■ Goal: From the first line of the data below through the line bearing "import plotly.graph_objects as go", reproduce each line exactly; do not include pictures.

"""

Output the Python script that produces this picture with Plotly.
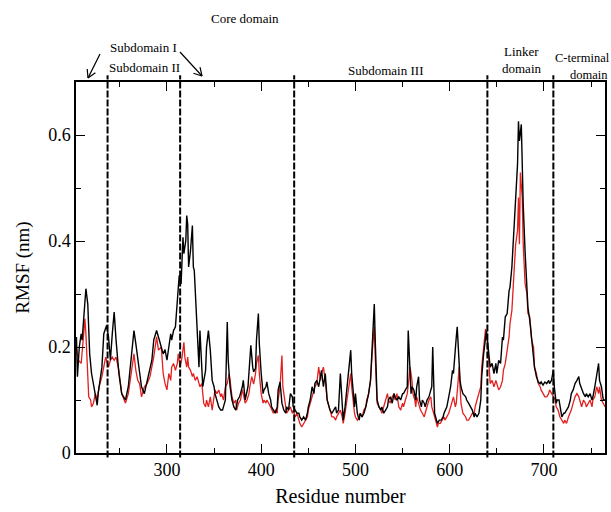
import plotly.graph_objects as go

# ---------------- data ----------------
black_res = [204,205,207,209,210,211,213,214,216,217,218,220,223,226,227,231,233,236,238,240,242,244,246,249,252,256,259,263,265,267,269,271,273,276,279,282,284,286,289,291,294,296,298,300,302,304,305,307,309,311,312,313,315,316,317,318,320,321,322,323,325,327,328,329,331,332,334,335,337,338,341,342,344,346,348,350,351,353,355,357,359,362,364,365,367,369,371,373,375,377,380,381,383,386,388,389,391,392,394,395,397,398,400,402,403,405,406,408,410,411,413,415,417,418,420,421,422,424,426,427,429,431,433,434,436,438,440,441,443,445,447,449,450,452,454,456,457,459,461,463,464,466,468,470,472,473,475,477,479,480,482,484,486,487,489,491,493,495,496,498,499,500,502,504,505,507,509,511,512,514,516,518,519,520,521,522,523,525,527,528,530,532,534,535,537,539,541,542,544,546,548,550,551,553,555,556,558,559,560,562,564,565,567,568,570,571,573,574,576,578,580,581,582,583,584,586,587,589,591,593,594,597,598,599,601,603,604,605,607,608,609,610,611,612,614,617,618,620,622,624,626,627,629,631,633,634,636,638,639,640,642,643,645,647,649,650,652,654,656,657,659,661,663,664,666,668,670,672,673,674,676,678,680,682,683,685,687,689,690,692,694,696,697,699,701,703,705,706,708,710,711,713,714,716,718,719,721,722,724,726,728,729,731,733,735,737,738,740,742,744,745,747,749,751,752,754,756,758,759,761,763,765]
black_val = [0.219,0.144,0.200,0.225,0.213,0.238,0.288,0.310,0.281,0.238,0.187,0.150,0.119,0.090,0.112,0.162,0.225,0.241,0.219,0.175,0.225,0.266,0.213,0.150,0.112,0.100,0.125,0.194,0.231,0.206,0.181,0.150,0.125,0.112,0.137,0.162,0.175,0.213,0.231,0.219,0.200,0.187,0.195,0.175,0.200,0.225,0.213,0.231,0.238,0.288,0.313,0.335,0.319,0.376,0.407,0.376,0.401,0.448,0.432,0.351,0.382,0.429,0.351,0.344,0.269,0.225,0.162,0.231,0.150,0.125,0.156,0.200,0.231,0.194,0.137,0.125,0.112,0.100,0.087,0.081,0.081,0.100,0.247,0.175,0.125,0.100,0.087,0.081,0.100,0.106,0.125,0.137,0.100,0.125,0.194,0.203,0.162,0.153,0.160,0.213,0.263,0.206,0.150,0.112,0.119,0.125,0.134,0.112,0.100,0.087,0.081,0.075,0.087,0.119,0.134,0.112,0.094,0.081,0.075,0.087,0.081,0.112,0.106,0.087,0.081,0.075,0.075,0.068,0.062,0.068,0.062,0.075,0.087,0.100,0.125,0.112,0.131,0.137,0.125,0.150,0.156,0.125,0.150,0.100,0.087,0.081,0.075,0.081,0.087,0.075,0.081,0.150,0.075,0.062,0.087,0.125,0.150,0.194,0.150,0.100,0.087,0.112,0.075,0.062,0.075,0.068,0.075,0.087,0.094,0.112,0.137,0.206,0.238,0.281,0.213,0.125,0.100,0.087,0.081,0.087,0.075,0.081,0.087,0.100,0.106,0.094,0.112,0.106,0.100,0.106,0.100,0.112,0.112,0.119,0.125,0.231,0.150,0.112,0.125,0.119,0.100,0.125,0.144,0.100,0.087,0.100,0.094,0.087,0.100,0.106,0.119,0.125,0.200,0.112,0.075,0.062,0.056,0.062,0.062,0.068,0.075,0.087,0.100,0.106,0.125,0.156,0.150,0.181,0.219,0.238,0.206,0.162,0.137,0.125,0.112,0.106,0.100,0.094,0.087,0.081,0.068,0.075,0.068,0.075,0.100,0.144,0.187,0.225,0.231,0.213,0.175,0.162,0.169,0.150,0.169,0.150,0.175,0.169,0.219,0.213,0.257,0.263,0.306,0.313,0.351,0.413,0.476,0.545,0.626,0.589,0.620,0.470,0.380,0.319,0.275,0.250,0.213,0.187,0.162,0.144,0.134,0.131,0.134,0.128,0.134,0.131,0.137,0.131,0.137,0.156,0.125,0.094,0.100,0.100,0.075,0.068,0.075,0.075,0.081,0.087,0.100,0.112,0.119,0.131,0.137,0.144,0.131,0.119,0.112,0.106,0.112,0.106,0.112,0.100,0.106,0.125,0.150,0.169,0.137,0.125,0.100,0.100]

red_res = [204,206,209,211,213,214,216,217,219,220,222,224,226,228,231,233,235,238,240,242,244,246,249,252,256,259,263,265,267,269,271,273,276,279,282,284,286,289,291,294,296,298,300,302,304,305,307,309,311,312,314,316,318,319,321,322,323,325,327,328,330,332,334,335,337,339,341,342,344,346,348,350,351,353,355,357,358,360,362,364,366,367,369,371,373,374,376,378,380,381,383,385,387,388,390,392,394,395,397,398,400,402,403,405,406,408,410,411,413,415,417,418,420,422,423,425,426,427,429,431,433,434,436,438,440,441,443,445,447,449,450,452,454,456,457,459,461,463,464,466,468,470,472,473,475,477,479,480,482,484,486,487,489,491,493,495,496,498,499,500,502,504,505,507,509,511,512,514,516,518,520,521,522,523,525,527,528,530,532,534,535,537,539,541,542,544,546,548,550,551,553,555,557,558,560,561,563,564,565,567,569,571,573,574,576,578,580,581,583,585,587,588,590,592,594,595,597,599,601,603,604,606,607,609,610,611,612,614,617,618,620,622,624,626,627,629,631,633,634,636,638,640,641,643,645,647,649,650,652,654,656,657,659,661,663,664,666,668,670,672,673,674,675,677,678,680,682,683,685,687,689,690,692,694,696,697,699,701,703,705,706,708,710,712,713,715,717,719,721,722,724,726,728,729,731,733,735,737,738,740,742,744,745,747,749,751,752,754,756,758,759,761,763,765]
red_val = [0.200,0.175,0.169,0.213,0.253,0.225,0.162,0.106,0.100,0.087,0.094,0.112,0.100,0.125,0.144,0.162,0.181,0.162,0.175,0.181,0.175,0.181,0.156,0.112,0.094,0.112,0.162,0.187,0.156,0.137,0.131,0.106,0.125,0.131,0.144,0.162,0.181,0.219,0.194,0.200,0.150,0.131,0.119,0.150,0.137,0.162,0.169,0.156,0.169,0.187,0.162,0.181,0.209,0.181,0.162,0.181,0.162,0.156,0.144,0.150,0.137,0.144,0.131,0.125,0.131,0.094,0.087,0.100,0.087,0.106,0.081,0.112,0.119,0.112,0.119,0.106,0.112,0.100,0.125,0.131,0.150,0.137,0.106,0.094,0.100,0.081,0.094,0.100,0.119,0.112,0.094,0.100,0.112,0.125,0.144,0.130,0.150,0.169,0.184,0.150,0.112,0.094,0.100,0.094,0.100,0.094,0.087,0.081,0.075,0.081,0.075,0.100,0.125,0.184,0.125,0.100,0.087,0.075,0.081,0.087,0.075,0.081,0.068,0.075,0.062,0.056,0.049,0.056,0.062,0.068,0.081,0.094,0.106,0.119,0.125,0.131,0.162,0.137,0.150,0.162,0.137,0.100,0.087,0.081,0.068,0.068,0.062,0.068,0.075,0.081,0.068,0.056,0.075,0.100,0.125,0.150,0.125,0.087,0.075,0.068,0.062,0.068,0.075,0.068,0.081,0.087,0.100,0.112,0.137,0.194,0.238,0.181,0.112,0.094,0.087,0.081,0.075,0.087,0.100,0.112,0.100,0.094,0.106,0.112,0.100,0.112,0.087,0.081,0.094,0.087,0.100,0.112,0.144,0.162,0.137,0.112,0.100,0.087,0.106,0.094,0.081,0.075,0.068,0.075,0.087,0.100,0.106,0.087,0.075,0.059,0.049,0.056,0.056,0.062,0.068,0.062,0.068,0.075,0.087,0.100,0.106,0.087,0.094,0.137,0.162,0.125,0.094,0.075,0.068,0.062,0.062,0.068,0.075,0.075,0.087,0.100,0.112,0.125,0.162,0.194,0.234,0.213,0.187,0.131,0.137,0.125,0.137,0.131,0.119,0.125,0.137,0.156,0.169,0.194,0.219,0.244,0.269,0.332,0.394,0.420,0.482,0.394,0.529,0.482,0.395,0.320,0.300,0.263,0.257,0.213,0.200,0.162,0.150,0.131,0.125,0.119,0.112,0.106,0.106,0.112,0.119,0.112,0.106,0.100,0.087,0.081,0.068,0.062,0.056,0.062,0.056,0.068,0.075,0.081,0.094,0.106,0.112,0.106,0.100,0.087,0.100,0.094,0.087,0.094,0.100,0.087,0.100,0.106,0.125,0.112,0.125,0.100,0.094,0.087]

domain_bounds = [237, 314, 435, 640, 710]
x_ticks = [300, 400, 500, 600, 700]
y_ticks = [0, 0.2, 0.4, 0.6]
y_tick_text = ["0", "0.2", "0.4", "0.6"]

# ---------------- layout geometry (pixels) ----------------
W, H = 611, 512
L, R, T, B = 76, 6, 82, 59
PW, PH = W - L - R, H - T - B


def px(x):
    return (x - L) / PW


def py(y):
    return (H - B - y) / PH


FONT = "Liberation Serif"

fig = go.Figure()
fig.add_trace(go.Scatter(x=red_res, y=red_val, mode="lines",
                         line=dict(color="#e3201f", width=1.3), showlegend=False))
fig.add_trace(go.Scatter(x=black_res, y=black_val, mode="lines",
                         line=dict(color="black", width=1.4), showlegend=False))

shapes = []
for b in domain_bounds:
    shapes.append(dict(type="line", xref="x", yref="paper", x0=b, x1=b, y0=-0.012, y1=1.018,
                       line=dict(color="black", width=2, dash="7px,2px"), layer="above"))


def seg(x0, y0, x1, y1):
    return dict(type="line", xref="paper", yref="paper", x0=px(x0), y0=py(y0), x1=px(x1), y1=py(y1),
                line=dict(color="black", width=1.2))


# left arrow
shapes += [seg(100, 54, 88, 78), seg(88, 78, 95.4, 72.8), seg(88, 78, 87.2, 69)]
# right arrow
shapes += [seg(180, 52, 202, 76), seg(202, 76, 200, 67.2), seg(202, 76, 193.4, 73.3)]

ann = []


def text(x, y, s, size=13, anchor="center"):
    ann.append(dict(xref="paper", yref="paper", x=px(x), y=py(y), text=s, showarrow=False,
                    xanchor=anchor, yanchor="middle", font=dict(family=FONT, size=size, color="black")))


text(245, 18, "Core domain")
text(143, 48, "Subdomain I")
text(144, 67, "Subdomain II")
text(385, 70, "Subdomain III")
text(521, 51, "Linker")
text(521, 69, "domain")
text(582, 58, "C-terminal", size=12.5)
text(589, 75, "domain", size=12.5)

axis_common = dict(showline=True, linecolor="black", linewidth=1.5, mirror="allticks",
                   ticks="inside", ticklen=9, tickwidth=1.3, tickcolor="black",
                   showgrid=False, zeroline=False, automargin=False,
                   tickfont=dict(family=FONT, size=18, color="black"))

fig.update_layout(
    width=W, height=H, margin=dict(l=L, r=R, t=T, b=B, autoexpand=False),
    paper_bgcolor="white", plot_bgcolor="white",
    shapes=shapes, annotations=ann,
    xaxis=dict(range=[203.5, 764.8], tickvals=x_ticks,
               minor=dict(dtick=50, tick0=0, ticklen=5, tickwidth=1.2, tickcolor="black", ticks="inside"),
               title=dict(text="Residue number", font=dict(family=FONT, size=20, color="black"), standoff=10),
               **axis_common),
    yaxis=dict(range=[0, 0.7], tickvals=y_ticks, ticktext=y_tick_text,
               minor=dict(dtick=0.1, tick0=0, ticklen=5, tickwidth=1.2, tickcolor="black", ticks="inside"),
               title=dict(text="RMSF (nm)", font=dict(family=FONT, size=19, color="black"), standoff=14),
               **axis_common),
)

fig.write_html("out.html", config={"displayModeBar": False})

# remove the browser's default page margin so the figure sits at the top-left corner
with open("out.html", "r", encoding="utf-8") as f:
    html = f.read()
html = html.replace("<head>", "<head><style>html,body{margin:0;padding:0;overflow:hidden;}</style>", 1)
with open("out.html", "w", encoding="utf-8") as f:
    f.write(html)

"""

■ In response:
Output the Python script that produces this picture with Plotly.
import plotly.graph_objects as go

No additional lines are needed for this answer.